### SET PROBLEM
Provide an exact copy of the data, excluding the images.

## Start

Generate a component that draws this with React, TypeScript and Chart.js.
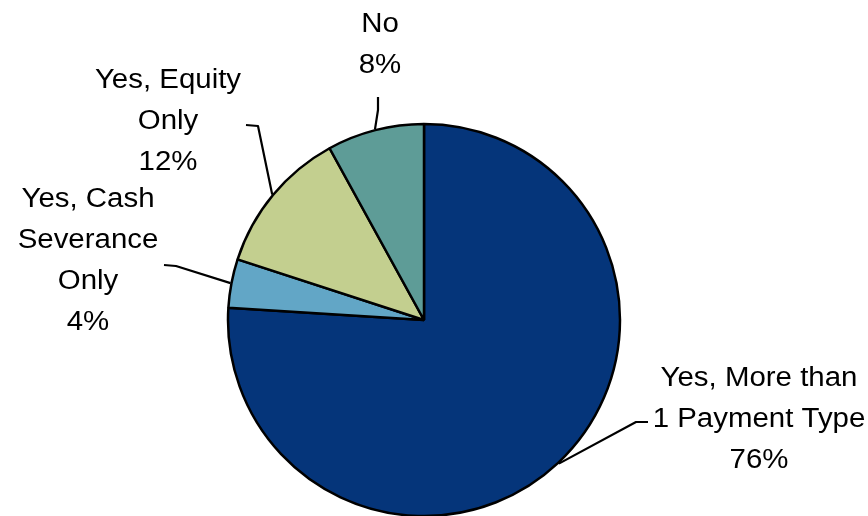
import React, { useEffect, useRef } from "react";
import { Chart, registerables } from "chart.js";

Chart.register(...registerables);

const categories = [
  "Yes, More than 1 Payment Type",
  "Yes, Cash Severance Only",
  "Yes, Equity Only",
  "No",
];
const values = [76, 4, 12, 8];
const labelLines = [
  ["Yes, More than", "1 Payment Type"],
  ["Yes, Cash", "Severance", "Only"],
  ["Yes, Equity", "Only"],
  ["No"],
];
const colors = ["#05357A", "#62A6C6", "#C3CF8F", "#5E9C97"];

// label layout: elbow point, leader end, label center x, first baseline y
const labelLayout = [
  { elbow: [636, 422], end: [648, 422], cx: 759, by: 386 },
  { elbow: [176, 266], end: [164, 265], cx: 88, by: 207 },
  { elbow: [258, 126], end: [246, 125], cx: 168, by: 88 },
  { elbow: [378, 110], end: [378, 97], cx: 380, by: 32 },
];

const FONT_SIZE = 27;
const LINE_H = 41;
const X_SCALE = 1.09;

const labelPlugin = {
  id: "pieLabels",
  afterDraw(chart: any) {
    const ctx = chart.ctx;
    const meta = chart.getDatasetMeta(0);
    ctx.save();
    meta.data.forEach((arc: any, i: number) => {
      const { x, y, startAngle, endAngle, outerRadius } = arc.getProps(
        ["x", "y", "startAngle", "endAngle", "outerRadius"],
        true
      );
      const mid = (startAngle + endAngle) / 2;
      const sx = x + Math.cos(mid) * (outerRadius + 1);
      const sy = y + Math.sin(mid) * (outerRadius + 1);
      const L = labelLayout[i];
      ctx.strokeStyle = "#000";
      ctx.lineWidth = 2.2;
      ctx.lineJoin = "round";
      ctx.beginPath();
      ctx.moveTo(sx, sy);
      ctx.lineTo(L.elbow[0], L.elbow[1]);
      ctx.lineTo(L.end[0], L.end[1]);
      ctx.stroke();

      const lines = [...labelLines[i], `${values[i]}%`];
      ctx.fillStyle = "#000";
      ctx.font = `${FONT_SIZE}px "Liberation Sans", Arial, sans-serif`;
      ctx.textAlign = "center";
      ctx.textBaseline = "alphabetic";
      lines.forEach((t, k) => {
        ctx.save();
        ctx.translate(L.cx, L.by + k * LINE_H);
        ctx.scale(X_SCALE, 1);
        ctx.fillText(t, 0, 0);
        ctx.restore();
      });
    });
    ctx.restore();
  },
};

export default function App() {
  const ref = useRef<HTMLCanvasElement>(null);
  useEffect(() => {
    if (!ref.current) return;
    const chart = new Chart(ref.current, {
      type: "pie",
      data: {
        labels: categories,
        datasets: [
          {
            data: values,
            backgroundColor: colors,
            borderColor: "#000",
            borderWidth: 2.5,
          },
        ],
      },
      options: {
        responsive: false,
        animation: false,
        radius: 196,
        layout: { padding: { top: 124, right: 20, bottom: 0, left: 0 } },
        plugins: {
          legend: { display: false },
          tooltip: { enabled: false },
        },
      } as any,
      plugins: [labelPlugin],
    });
    return () => chart.destroy();
  }, []);
  return (
    <div style={{ position: "absolute", left: 0, top: 0, width: 868, height: 516, overflow: "hidden", background: "#fff" }}>
      <canvas ref={ref} width={868} height={516} style={{ display: "block" }} />
    </div>
  );
}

## End

### SOLUTION TO THIS EXERCISE
Generate a component that draws this with React, TypeScript and Chart.js.
import React, { useEffect, useRef } from "react";
import { Chart, registerables } from "chart.js";

Chart.register(...registerables);

const categories = [
  "Yes, More than 1 Payment Type",
  "Yes, Cash Severance Only",
  "Yes, Equity Only",
  "No",
];
const values = [76, 4, 12, 8];
const labelLines = [
  ["Yes, More than", "1 Payment Type"],
  ["Yes, Cash", "Severance", "Only"],
  ["Yes, Equity", "Only"],
  ["No"],
];
const colors = ["#05357A", "#62A6C6", "#C3CF8F", "#5E9C97"];

// label layout: elbow point, leader end, label center x, first baseline y
const labelLayout = [
  { elbow: [636, 422], end: [648, 422], cx: 759, by: 386 },
  { elbow: [176, 266], end: [164, 265], cx: 88, by: 207 },
  { elbow: [258, 126], end: [246, 125], cx: 168, by: 88 },
  { elbow: [378, 110], end: [378, 97], cx: 380, by: 32 },
];

const FONT_SIZE = 27;
const LINE_H = 41;
const X_SCALE = 1.09;

const labelPlugin = {
  id: "pieLabels",
  afterDraw(chart: any) {
    const ctx = chart.ctx;
    const meta = chart.getDatasetMeta(0);
    ctx.save();
    meta.data.forEach((arc: any, i: number) => {
      const { x, y, startAngle, endAngle, outerRadius } = arc.getProps(
        ["x", "y", "startAngle", "endAngle", "outerRadius"],
        true
      );
      const mid = (startAngle + endAngle) / 2;
      const sx = x + Math.cos(mid) * (outerRadius + 1);
      const sy = y + Math.sin(mid) * (outerRadius + 1);
      const L = labelLayout[i];
      ctx.strokeStyle = "#000";
      ctx.lineWidth = 2.2;
      ctx.lineJoin = "round";
      ctx.beginPath();
      ctx.moveTo(sx, sy);
      ctx.lineTo(L.elbow[0], L.elbow[1]);
      ctx.lineTo(L.end[0], L.end[1]);
      ctx.stroke();

      const lines = [...labelLines[i], `${values[i]}%`];
      ctx.fillStyle = "#000";
      ctx.font = `${FONT_SIZE}px "Liberation Sans", Arial, sans-serif`;
      ctx.textAlign = "center";
      ctx.textBaseline = "alphabetic";
      lines.forEach((t, k) => {
        ctx.save();
        ctx.translate(L.cx, L.by + k * LINE_H);
        ctx.scale(X_SCALE, 1);
        ctx.fillText(t, 0, 0);
        ctx.restore();
      });
    });
    ctx.restore();
  },
};

export default function App() {
  const ref = useRef<HTMLCanvasElement>(null);
  useEffect(() => {
    if (!ref.current) return;
    const chart = new Chart(ref.current, {
      type: "pie",
      data: {
        labels: categories,
        datasets: [
          {
            data: values,
            backgroundColor: colors,
            borderColor: "#000",
            borderWidth: 2.5,
          },
        ],
      },
      options: {
        responsive: false,
        animation: false,
        radius: 196,
        layout: { padding: { top: 124, right: 20, bottom: 0, left: 0 } },
        plugins: {
          legend: { display: false },
          tooltip: { enabled: false },
        },
      } as any,
      plugins: [labelPlugin],
    });
    return () => chart.destroy();
  }, []);
  return (
    <div style={{ position: "absolute", left: 0, top: 0, width: 868, height: 516, overflow: "hidden", background: "#fff" }}>
      <canvas ref={ref} width={868} height={516} style={{ display: "block" }} />
    </div>
  );
}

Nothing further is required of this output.